How is the CIMT different from a Treadmill Stress Test?

Stress tests have been used for decades in the assessment of coronary artery obstruction or blockage. These tests are useful to sort out symptoms, especially when attempting to determine whether chest pain or shortness of breath is related to coronary artery atherosclerosis. 

Stress tests, however, are not good at detecting early atherosclerosis that isn’t blocking blood flow.  Plaque that is new and unstable may not block flow but could rupture and cause a clot to suddenly and completely block flow and result in a heart attack. 

It is not rare for a person to pass a stress test and have a heart attack a short time later. 

Despite these facts, stress tests continue to be used to reassure patients that they are “OK.”  A negative stress test means you aren’t going to be helped by a stent or surgery to address blockage.  It does not truly reassure that no atherosclerotic plaque is present.  A false sense of reassurance can be bad.

Carotid Intima Media Thickness (CIMT) identifies the earliest stages of atherosclerosis.  This is important because when you know you have a disease and are given the tools to prevent its progression, you can avoid the complications of late stage disease, including death and disability without warning.  You can also avoid the costs and complications of expensive and invasive treatments.

To sort out symptoms that could be related to your coronary arteries, a stress test is helpful. But to determine if you should take measures to improve your arterial health to avoid heart attack or stroke and their complications and treatments, Carotid IMT is far more useful. 

CIMT is also less expensive, less time consuming and does not require effort to be evaluated. 


I had a coronary calcium score.
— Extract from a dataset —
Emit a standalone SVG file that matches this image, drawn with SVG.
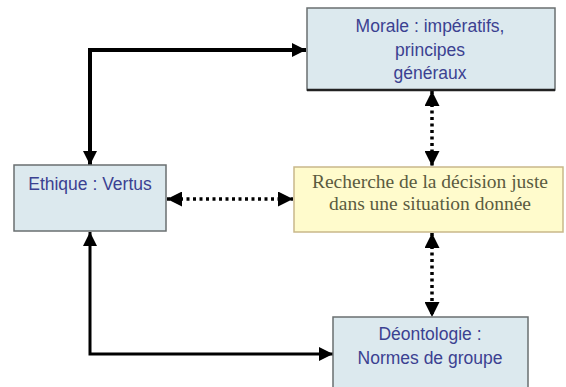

Should I have a Carotid Intima Media Thickness too?

In other words, does a coronary calcium score and a Carotid Intima Media Thickness (CIMT) scan give the same information? 

Although they both detect atherosclerosis, they do so at different stages of disease.  Costs for both tests in our community are comparable, and the CIMT scan is far more portable.

In addition, I have 2 concerns with coronary calcium score.  First, it is not useful for measuring the effects of treatment.  Without going into great detail, it does not improve when artery health improves because calcium deposition occurs late in the development of plaque and will not decrease with treatment.  It represents old scar. 

The second concern is that early, new, soft, non-calcified, dangerous unstable plaque is not detected because it has not yet become calcified.  A test that misses the most dangerous form of the disease is not as useful as one would hope.

The Carotid Intima Media Thickness Scan detects plaque at all stages, including the more dangerous non-calcified plaque mentioned above.

Granted, it is a surrogate sample measurement used to measure atherosclerosis generally.  It does not look directly at the arteries supplying the heart. 

But if you have plaque in your carotid arteries, you should assume you have plaque elsewhere, including the coronaries.  Treatment that improves the carotid artery health improves arterial health generally. 

And improvement (or progression) can be measured and documented.  The effects of treatment to reduce atherosclerotic burden can be seen.  If improvement isn’t seen as expected, treatment can be adjusted. 

Coronary calcium score is not useful for serial measurement of atherosclerosis development.

At the Center for Prevention of Heart Attack & Stroke, we do CIMT first.  If no disease is detected in an individual where it is expected due to a high risk profile, coronary calcium score is a consideration to be more sure the coronaries are not diseased before the carotids.  

I hope you found this answer helpful!